Difference identitites

Using the facts that $$\sin(-\alpha) = -\sin(\alpha)$$​, $$\cos(-\alpha) = \cos(\alpha)$$​, and $$\tan(-\alpha) = -\tan(\alpha)$$​, you can deduce the following identities:

​$$\cos(\alpha - \beta) \equiv \cos(\alpha)\cos(-\beta) - \sin(\alpha)(\sin(-\beta)\\\boxed{\cos(\alpha - \beta) \equiv \cos(\alpha)\cos(\beta) + \sin(\alpha)\sin(\beta)}$$​​

​$$\sin(\alpha - \beta) \equiv \sin(\alpha)\cos(-\beta) + \cos(\alpha)\sin(-\beta)\\\boxed{\sin(\alpha - \beta) \equiv \sin(\alpha)\cos(\beta) - \cos(\alpha)\sin(\beta)}$$​​

​

​$$\tan(\alpha - \beta) \equiv \dfrac{\tan(\alpha) + \tan(-\beta)}{1 - \tan(\alpha)\tan(-\beta)}\\\boxed{\tan(\alpha - \beta) \equiv \dfrac{\tan(\alpha) - \tan(\beta)}{1 + \tan(\alpha)\tan(\beta)}}$$​​

Example 1

Given that $$\cos(\alpha) = \dfrac35$$​ and $$\cos(\beta) = \dfrac{5}{13}$$​, find all possible values of $$\cos(\alpha + \beta)$$​.

​

​$$\cos(\alpha) = \dfrac35$$​ implies $$\sin(\alpha) = \pm \sqrt{1 - \cos^2(\alpha)} = \pm \sqrt{1 - \dfrac{9}{25}}= \pm \dfrac45$$​.

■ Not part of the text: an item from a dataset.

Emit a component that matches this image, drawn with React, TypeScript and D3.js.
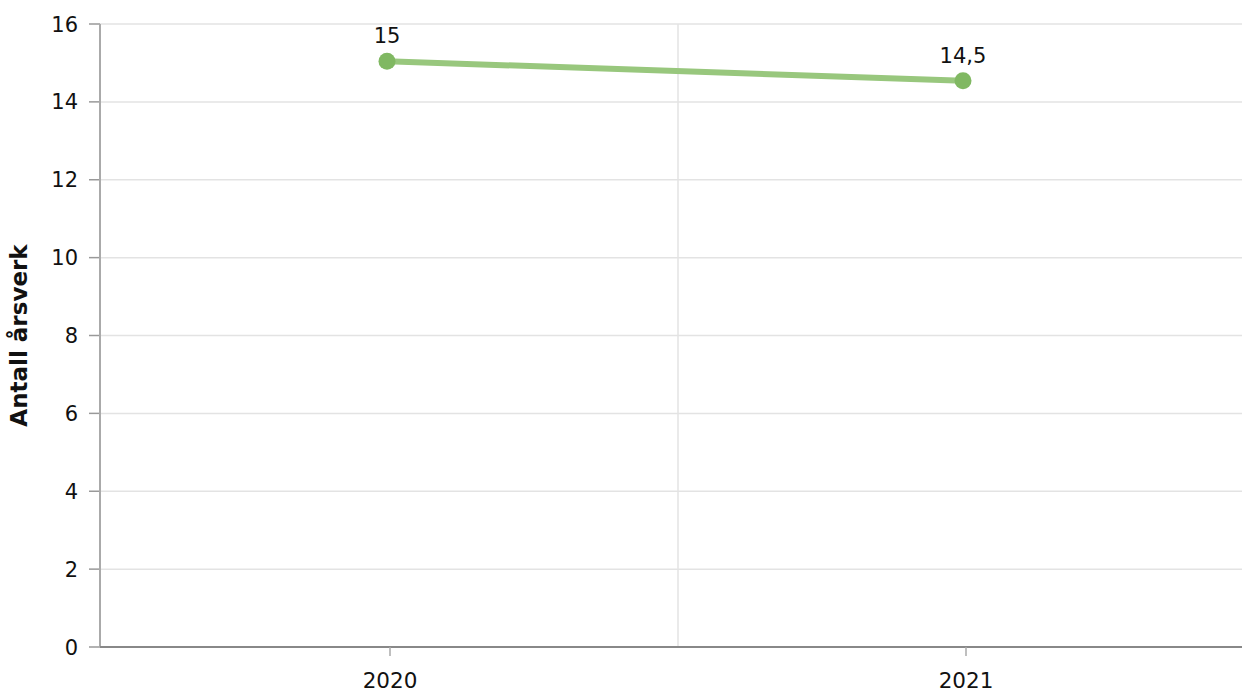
import React from "react";
import * as d3 from "d3";

const categories = ["2020", "2021"];
const values = [15, 14.5];
const valueLabels = ["15", "14,5"];
const yTicks = [0, 2, 4, 6, 8, 10, 12, 14, 16];
const yTitle = "Antall årsverk";

const W = 1242;
const H = 693;
const FONT = "Verdana, 'DejaVu Sans', sans-serif";

export default function App() {
  const left = 100;
  const top = 24;
  const bottom = 647;
  const x = d3.scaleBand<string>().domain(categories).range([102, 1254]);
  const y = d3.scaleLinear().domain([0, 16]).range([bottom, top]);
  const cx = (c: string) => (x(c) as number) + x.bandwidth() / 2;
  const line = d3
    .line<number>()
    .x((_, i) => cx(categories[i]))
    .y((d) => y(d));
  const boundaries = categories.slice(1).map((c) => x(c) as number);

  return (
    <svg
      width={W}
      height={H}
      style={{ position: "absolute", left: 0, top: 0, background: "#fff" }}
      fontFamily={FONT}
    >
      {yTicks.map((t) => (
        <g key={t}>
          {t > 0 && (
            <line x1={left} x2={W} y1={y(t)} y2={y(t)} stroke="#e3e3e3" strokeWidth={1.5} />
          )}
          <line x1={89} x2={left} y1={y(t)} y2={y(t)} stroke="#999" strokeWidth={1.5} />
          <text x={78} y={y(t)} dy="0.36em" textAnchor="end" fontSize={21} fill="#111">
            {t}
          </text>
        </g>
      ))}
      {boundaries.map((b, i) => (
        <line key={i} x1={b} x2={b} y1={top} y2={bottom} stroke="#e3e3e3" strokeWidth={1.5} />
      ))}
      <line x1={left} x2={left} y1={top} y2={bottom} stroke="#aaa" strokeWidth={2} />
      <line x1={left} x2={W} y1={bottom} y2={bottom} stroke="#888" strokeWidth={2} />
      {categories.map((c) => (
        <g key={c}>
          <line x1={cx(c)} x2={cx(c)} y1={bottom} y2={bottom + 9} stroke="#aaa" strokeWidth={1.5} />
          <text x={cx(c)} y={688} textAnchor="middle" fontSize={21.5} fill="#111">
            {c}
          </text>
        </g>
      ))}
      <g transform="translate(-3,-1.7)">
        <path d={line(values) || ""} fill="none" stroke="#98c77d" strokeWidth={6} strokeLinecap="round" />
        {values.map((v, i) => (
          <g key={i}>
            <circle cx={cx(categories[i])} cy={y(v)} r={8.5} fill="#80b862" />
            <text x={cx(categories[i])} y={y(v) - 18} textAnchor="middle" fontSize={21} fill="#111">
              {valueLabels[i]}
            </text>
          </g>
        ))}
      </g>
      <text
        transform={`translate(27, ${(top + bottom) / 2}) rotate(-90)`}
        textAnchor="middle"
        fontSize={23}
        fontWeight="bold"
        fill="#111"
      >
        {yTitle}
      </text>
    </svg>
  );
}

​$$\cos(\beta) = \dfrac{5}{13}$$ implies $$\sin(\beta) = \pm\sqrt{1- \cos^2(\beta)} = \pm\sqrt{1 - \dfrac{25}{169}} = \pm\dfrac{12}{13}$$.

Using the identity $$\cos(\alpha + \beta) \equiv \cos(\alpha)\cos(\beta) - \sin(\alpha)\sin(\beta)$$, you have:

$$\begin{aligned}\cos(\alpha + \beta) &= \left(\dfrac35\right)\left(\dfrac{5}{13}\right) \pm \left(\dfrac45\right)\left(\dfrac{12}{13}\right)\\&=\dfrac{63}{65}, -\dfrac{33}{65}\end{aligned}$$​​

Therefore, the possible values of $$\cos(\alpha + \beta)$$ are $$\underline{\dfrac{63}{65}}$$ and $$\underline{-\dfrac{33}{65}}$$.